La liaison Marine avec le ministère de l'agriculture était assurée par le LV Leyrat du PC/OPS de la BAN détaché au PC des Aït Melloul. Le LV Leyrat ne faisait pas partie de la 56 S et n'a jamais volé sur le JU 52 pendant la période concernée.
Le JU 52 épandage était parqué face au hangar SEA de la base pendant la période de traitement. Pour la mise en œuvre du remplissage en HCH, c'était l'équipe civile de la Lutte anti acridienne PC des Aït Melloul qui en avait le responsabilité.

 

Les vols se déroulaient avant 9 heures le matin, heure à laquelle les criquets sont secs et peuvent prendre leur envol.
Les vols du JU 52 étaient effectués en rase motte à 5 ou 10 mètres ce qui nécessitait une vigilance accrue. La difficulté provenait du fait que lorsque surgissait un champ de tomates ou de toute autre culture comestible, il fallait cesser immédiatement l'épandage au risque d'anéantir les productions. Il était interdit de traiter les criquets en vol car ces derniers en obstruant les orifices de refroidissement d'huile moteur provoquaient surchauffe et arrêts des moteurs.

 

 

Les criquets pèlerins se cantonnaient au Maroc dans les années 50 dans les zones arides du continent africain.
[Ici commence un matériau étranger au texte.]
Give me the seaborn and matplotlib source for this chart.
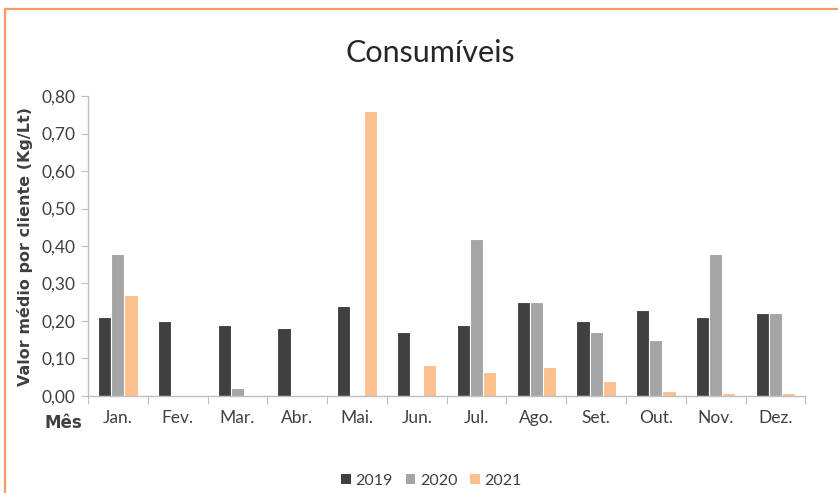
import matplotlib
matplotlib.use("Agg")
import matplotlib.pyplot as plt
from matplotlib.patches import Rectangle, Patch
from matplotlib.ticker import FixedLocator, FuncFormatter
import seaborn as sns
import pandas as pd

months = ["Jan.", "Fev.", "Mar.", "Abr.", "Mai.", "Jun.", "Jul.", "Ago.", "Set.", "Out.", "Nov.", "Dez."]
years = ["2019", "2020", "2021"]
v2019 = [0.21, 0.20, 0.19, 0.18, 0.24, 0.17, 0.19, 0.25, 0.20, 0.23, 0.21, 0.22]
v2020 = [0.38, 0.00, 0.02, 0.00, 0.00, 0.00, 0.42, 0.25, 0.17, 0.15, 0.38, 0.22]
v2021 = [0.27, 0.00, 0.00, 0.00, 0.76, 0.083, 0.063, 0.076, 0.041, 0.013, 0.008, 0.008]
colors = ["#404040", "#a5a5a5", "#fbc08d"]

df = pd.DataFrame({
    "Mês": months * 3,
    "Ano": [y for y in years for _ in months],
    "Valor": v2019 + v2020 + v2021,
})

sns.set_theme(style="white")
plt.rcParams["font.family"] = ["Lato", "DejaVu Sans"]

fig = plt.figure(figsize=(8.38, 4.93), dpi=100)
ax = fig.add_axes([0.105, 0.197, 0.856, 0.608])

sns.barplot(data=df, x="Mês", y="Valor", hue="Ano", order=months, hue_order=years,
            palette=colors, saturation=1, width=0.66, edgecolor="white", linewidth=0.8,
            legend=False, ax=ax)

ax.set_ylim(0, 0.8)
ax.set_xlim(-0.5, 11.5)
ax.set_yticks([i / 10 for i in range(9)])
ax.yaxis.set_major_formatter(FuncFormatter(lambda v, p: f"{v:.2f}".replace(".", ",")))
ax.tick_params(axis="y", which="major", length=5, width=0.8, color="#bfbfbf",
               labelsize=12.5, labelcolor="#404040", pad=4, left=True)
ax.tick_params(axis="x", which="major", length=0, labelsize=12.5, labelcolor="#404040", pad=10)
ax.xaxis.set_minor_locator(FixedLocator([i - 0.5 for i in range(13)]))
ax.tick_params(axis="x", which="minor", length=6, width=0.8, color="#bfbfbf", bottom=True)

for s in ["top", "right"]:
    ax.spines[s].set_visible(False)
for s in ["left", "bottom"]:
    ax.spines[s].set_color("#bfbfbf")
    ax.spines[s].set_linewidth(1.0)

ax.set_xlabel("")
ax.set_ylabel("Valor médio por cliente (Kg/Lt)", fontsize=11.5, fontweight="bold",
              color="#404040", family="DejaVu Sans")
ax.yaxis.set_label_coords(-0.077, 0.5)

fig.text(0.076, 0.143, "Mês", fontsize=12, fontweight="bold", color="#404040",
         ha="center", va="center", family="DejaVu Sans")
fig.text(0.513, 0.893, "Consumíveis", fontsize=22, fontweight="normal",
         color="#262626", ha="center", va="center")

handles = [Patch(facecolor=c, edgecolor="none") for c in colors]
fig.legend(handles, years, loc="center", bbox_to_anchor=(0.515, 0.025), ncol=3,
           frameon=False, fontsize=11.5, handlelength=0.6, handleheight=0.6,
           handletextpad=0.3, columnspacing=0.8, labelcolor="#404040")

fig.patches.append(Rectangle((0.0065, -0.05), 1.2, 1.05 - 9.5 / 493, transform=fig.transFigure,
                             fill=False, edgecolor="#f79a63", linewidth=1.6, zorder=10))

fig.savefig("out.png", dpi=100)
Durée du développement : œufs : 12 à 15 jours ; larves : 4 à 6 semaines ; adultes : longévité 3 mois.
La femelle fécondatrice cherche un terrain meuble et suffisamment humide ; avec son abdomen, elle fore un trou, enfouit les œufs (une centaine) puis rebouche le trou.
La larve qui sort ensuite, a la forme d'un petit ver de terre. René Bourneton raconte qu'il a vu en Mauritanie des km2 recouverts d'une épaisseur de 5 cm de larves verdâtres formant une gadoue dans la région d'Akjoult.

Pour passer de l'état de larve à celui d'adulte, le criquet subit 5 mues.
Le criquet ne peut voler qu'à une température comprise entre 20 et 40° C. Quand il fait trop chaud, l'essaim se pose si possible à l'ombre. Il peut transiter de nuit.
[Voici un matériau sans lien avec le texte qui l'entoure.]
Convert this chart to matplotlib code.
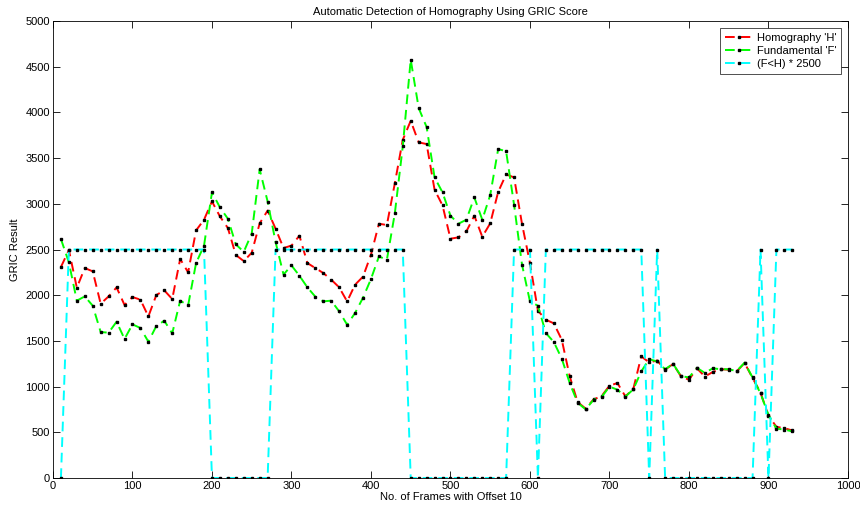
import numpy as np
import matplotlib
matplotlib.use("Agg")
import matplotlib.pyplot as plt

plt.rcParams['font.family'] = ['Liberation Sans', 'DejaVu Sans']

# frame numbers (offset 10)
frames = list(range(10, 940, 10))

# GRIC scores
homography = [
    2308, 2495, 2082, 2297, 2261, 1907, 1987, 2085, 1893, 1980,
    1951, 1768, 2002, 2053, 1958, 2396, 2250, 2709, 2826, 3026,
    2862, 2735, 2440, 2373, 2465, 2786, 2926, 2728, 2516, 2543,
    2651, 2352, 2297, 2243, 2170, 2086, 1932, 2115, 2203, 2443,
    2782, 2768, 3224, 3700, 3908, 3672, 3654, 3154, 2983, 2618,
    2633, 2698, 2870, 2640, 2786, 3130, 3322, 3289, 2780, 2352,
    1830, 1732, 1692, 1513, 1112, 830, 760, 860, 895, 1010,
    1039, 893, 975, 1330, 1265, 1285, 1185, 1247, 1112, 1075,
    1200, 1110, 1160, 1190, 1185, 1166, 1258, 1094, 935, 682,
    560, 545, 520,
]
fundamental = [
    2615, 2359, 1940, 1987, 1885, 1597, 1590, 1710, 1521, 1681,
    1641, 1491, 1663, 1721, 1582, 1940, 1889, 2352, 2542, 3127,
    2961, 2837, 2556, 2475, 2675, 3377, 3025, 2582, 2226, 2326,
    2213, 2086, 1984, 1933, 1940, 1823, 1677, 1805, 1973, 2177,
    2424, 2388, 2895, 3628, 4577, 4048, 3840, 3289, 3125, 2870,
    2782, 2826, 3070, 2826, 3096, 3599, 3575, 2990, 2334, 1932,
    1885, 1586, 1488, 1306, 1039, 822, 752, 855, 885, 1000,
    966, 890, 970, 1166, 1300, 1275, 1190, 1250, 1115, 1100,
    1205, 1150, 1200, 1190, 1190, 1170, 1262, 1100, 925, 690,
    540, 530, 510,
]
# (F<H) * 2500
f_less_h = [
    0, 2500, 2500, 2500, 2500, 2500, 2500, 2500, 2500, 2500,
    2500, 2500, 2500, 2500, 2500, 2500, 2500, 2500, 2500, 0,
    0, 0, 0, 0, 0, 0, 0, 2500, 2500, 2500,
    2500, 2500, 2500, 2500, 2500, 2500, 2500, 2500, 2500, 2500,
    2500, 2500, 2500, 2500, 0, 0, 0, 0, 0, 0,
    0, 0, 0, 0, 0, 0, 0, 2500, 2500, 2500,
    0, 2500, 2500, 2500, 2500, 2500, 2500, 2500, 2500, 2500,
    2500, 2500, 2500, 2500, 0, 2500, 0, 0, 0, 0,
    0, 0, 0, 0, 0, 0, 0, 0, 2500, 0,
    2500, 2500, 2500,
]

fig = plt.figure(figsize=(8.6, 5.09), dpi=100)
ax = fig.add_axes([0.0616, 0.0609, 0.9244, 0.8978])

style = dict(linestyle='--', linewidth=1.4, marker='s', markersize=1.7,
             markerfacecolor='black', markeredgecolor='black', dashes=(5, 3))
ax.plot(frames, homography, color='#ff0000', label="Homography 'H'", **style)
ax.plot(frames, fundamental, color='#00ff00', label="Fundamental 'F'", **style)
ax.plot(frames, f_less_h, color='#00ffff', label="(F<H) * 2500", **style)

ax.set_xlim(0, 1000)
ax.set_ylim(0, 5000)
ax.set_xticks(np.arange(0, 1001, 100))
ax.set_yticks(np.arange(0, 5001, 500))
ax.tick_params(direction='in', length=5, width=0.6, labelsize=8,
               top=True, right=True, pad=2)
for s in ax.spines.values():
    s.set_linewidth(0.6)

ax.set_title("Automatic Detection of Homography Using GRIC Score", fontsize=8, pad=4)
ax.set_xlabel("No. of Frames with Offset 10", fontsize=8, labelpad=1)
ax.set_ylabel("GRIC Result", fontsize=8, labelpad=4)

leg = ax.legend(loc='upper right', fontsize=8, frameon=True, fancybox=False,
                borderaxespad=0.6, handlelength=2.6, handletextpad=0.3,
                labelspacing=0.3, borderpad=0.45)
leg.get_frame().set_edgecolor('black')
leg.get_frame().set_linewidth(0.6)

fig.savefig("out.png", dpi=100)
Il consomme son propre poids (soit 2 grammes de feuilles chaque jour). Il a été calculé qu'une tonne de criquets consomme chaque jour une quantité de végétaux équivalant à celle qu'ingurgiterait dix éléphants ou 20 chameaux.

La vitesse de déplacement varie selon le vent ; on a vu des essaims faire 300 à 1 000 kms au-dessus de la mer.

 

Avant les traitements, les populations mangeaient les sauterelles ; René Bourneton se souvient qu'au souk d'Inezgane entre 1955 et 1960, il y avait des gros tas de sauterelles grillées que les autochtones vendaient. René se souvient des sauterelles qui séchaient au soleil sur les toits plats des mechtas dans l'Anti-Atlas.
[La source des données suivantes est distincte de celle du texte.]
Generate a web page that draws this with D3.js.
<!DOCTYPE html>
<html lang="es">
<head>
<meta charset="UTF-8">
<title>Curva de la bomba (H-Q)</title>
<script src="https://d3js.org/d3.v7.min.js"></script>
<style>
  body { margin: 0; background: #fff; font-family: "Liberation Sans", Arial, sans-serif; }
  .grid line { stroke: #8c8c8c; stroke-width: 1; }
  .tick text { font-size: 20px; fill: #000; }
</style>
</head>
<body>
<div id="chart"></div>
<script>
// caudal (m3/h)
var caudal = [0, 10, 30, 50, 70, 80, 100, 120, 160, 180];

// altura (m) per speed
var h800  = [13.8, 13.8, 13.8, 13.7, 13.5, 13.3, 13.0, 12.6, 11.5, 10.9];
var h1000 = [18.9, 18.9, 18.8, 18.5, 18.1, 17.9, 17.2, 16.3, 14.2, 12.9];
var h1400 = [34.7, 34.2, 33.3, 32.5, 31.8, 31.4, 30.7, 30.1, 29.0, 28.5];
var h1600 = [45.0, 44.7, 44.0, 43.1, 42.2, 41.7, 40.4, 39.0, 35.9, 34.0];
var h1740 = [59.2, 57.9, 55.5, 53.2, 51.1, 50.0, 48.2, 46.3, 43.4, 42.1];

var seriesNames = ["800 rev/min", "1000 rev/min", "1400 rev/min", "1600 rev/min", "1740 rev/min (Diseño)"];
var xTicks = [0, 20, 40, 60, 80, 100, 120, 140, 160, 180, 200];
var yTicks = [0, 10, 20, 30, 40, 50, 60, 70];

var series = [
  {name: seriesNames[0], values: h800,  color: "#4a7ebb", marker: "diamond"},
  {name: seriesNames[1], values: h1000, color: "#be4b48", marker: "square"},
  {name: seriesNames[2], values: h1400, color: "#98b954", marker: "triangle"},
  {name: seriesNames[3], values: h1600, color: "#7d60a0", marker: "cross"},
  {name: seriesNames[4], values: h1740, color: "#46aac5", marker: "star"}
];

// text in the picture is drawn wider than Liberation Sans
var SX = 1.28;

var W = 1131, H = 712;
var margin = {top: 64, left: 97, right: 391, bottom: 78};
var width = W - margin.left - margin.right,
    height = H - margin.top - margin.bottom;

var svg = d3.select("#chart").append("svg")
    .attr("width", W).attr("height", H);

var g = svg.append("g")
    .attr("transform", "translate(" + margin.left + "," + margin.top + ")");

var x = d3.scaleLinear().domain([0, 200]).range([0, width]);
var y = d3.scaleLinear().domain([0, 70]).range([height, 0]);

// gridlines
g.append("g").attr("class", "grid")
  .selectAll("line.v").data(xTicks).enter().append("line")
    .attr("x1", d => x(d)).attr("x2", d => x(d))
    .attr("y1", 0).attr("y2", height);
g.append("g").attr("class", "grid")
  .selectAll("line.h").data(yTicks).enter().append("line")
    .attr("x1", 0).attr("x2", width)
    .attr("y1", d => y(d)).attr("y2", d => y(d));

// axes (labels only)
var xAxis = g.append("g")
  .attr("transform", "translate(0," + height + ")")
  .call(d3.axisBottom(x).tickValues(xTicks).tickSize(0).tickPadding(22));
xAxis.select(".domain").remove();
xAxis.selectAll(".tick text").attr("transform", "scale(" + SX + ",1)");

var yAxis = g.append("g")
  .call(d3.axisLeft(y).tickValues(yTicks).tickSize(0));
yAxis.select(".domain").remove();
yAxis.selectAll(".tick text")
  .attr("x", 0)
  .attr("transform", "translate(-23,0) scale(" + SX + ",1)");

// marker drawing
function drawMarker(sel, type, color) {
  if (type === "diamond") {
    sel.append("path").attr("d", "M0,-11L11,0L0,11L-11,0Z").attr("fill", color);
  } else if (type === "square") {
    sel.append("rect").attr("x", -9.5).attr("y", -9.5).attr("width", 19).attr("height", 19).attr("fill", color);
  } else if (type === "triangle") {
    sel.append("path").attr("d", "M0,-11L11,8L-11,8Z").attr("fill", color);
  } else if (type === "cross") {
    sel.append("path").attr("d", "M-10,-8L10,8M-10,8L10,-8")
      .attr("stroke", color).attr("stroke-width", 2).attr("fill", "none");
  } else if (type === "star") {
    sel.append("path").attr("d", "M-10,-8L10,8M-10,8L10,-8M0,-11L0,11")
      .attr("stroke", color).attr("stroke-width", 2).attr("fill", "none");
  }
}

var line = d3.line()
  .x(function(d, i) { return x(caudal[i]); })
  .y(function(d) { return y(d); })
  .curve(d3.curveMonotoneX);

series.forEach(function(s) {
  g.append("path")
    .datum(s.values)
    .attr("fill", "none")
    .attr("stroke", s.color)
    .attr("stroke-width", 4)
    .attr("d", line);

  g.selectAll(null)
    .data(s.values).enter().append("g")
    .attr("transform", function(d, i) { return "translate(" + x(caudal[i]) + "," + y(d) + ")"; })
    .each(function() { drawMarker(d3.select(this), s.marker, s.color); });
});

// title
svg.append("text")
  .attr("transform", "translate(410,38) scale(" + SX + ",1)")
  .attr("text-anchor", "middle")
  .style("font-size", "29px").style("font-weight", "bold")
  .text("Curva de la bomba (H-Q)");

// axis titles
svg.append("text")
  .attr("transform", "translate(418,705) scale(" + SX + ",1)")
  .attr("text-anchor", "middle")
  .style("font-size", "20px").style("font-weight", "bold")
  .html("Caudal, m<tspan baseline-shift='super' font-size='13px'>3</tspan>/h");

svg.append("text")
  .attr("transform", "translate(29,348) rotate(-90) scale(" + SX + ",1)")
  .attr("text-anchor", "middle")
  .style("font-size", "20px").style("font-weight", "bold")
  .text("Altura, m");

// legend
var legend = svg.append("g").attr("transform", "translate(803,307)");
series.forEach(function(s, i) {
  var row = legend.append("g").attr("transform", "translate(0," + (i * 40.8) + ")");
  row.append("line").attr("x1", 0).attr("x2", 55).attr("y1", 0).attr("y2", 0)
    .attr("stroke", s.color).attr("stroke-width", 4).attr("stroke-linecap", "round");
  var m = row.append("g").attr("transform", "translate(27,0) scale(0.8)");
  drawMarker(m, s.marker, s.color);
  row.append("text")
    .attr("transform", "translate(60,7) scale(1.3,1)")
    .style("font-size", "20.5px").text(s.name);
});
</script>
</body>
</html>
 souvenir de sauterelles -Lahsen Roussafi

 


René n'a jamais eu l'occasion de rentrer dans un essaim de sauterelles en vol, effectuant des rase-mottes tôt le matin quand les sauterelles sont encore au sol de 6 h à 10h du matin.
En transit vers le lieu d'épandage, il eut droit à la queue d'un vol et les vitres furent sales d'insectes écrasées ; quand René ouvrit le petite fenêtre à droite du Ju 52, il reçut à 200 km/heure un criquet sur son casque !

À la fin de son affectation, René Bourneton reçut en remerciement du personnel du PC chérifien des Aït Melloul, un criquet métallique ! L'officier de liaison marine-civile quant à lui, aurait reçu le mérite agricole marocain.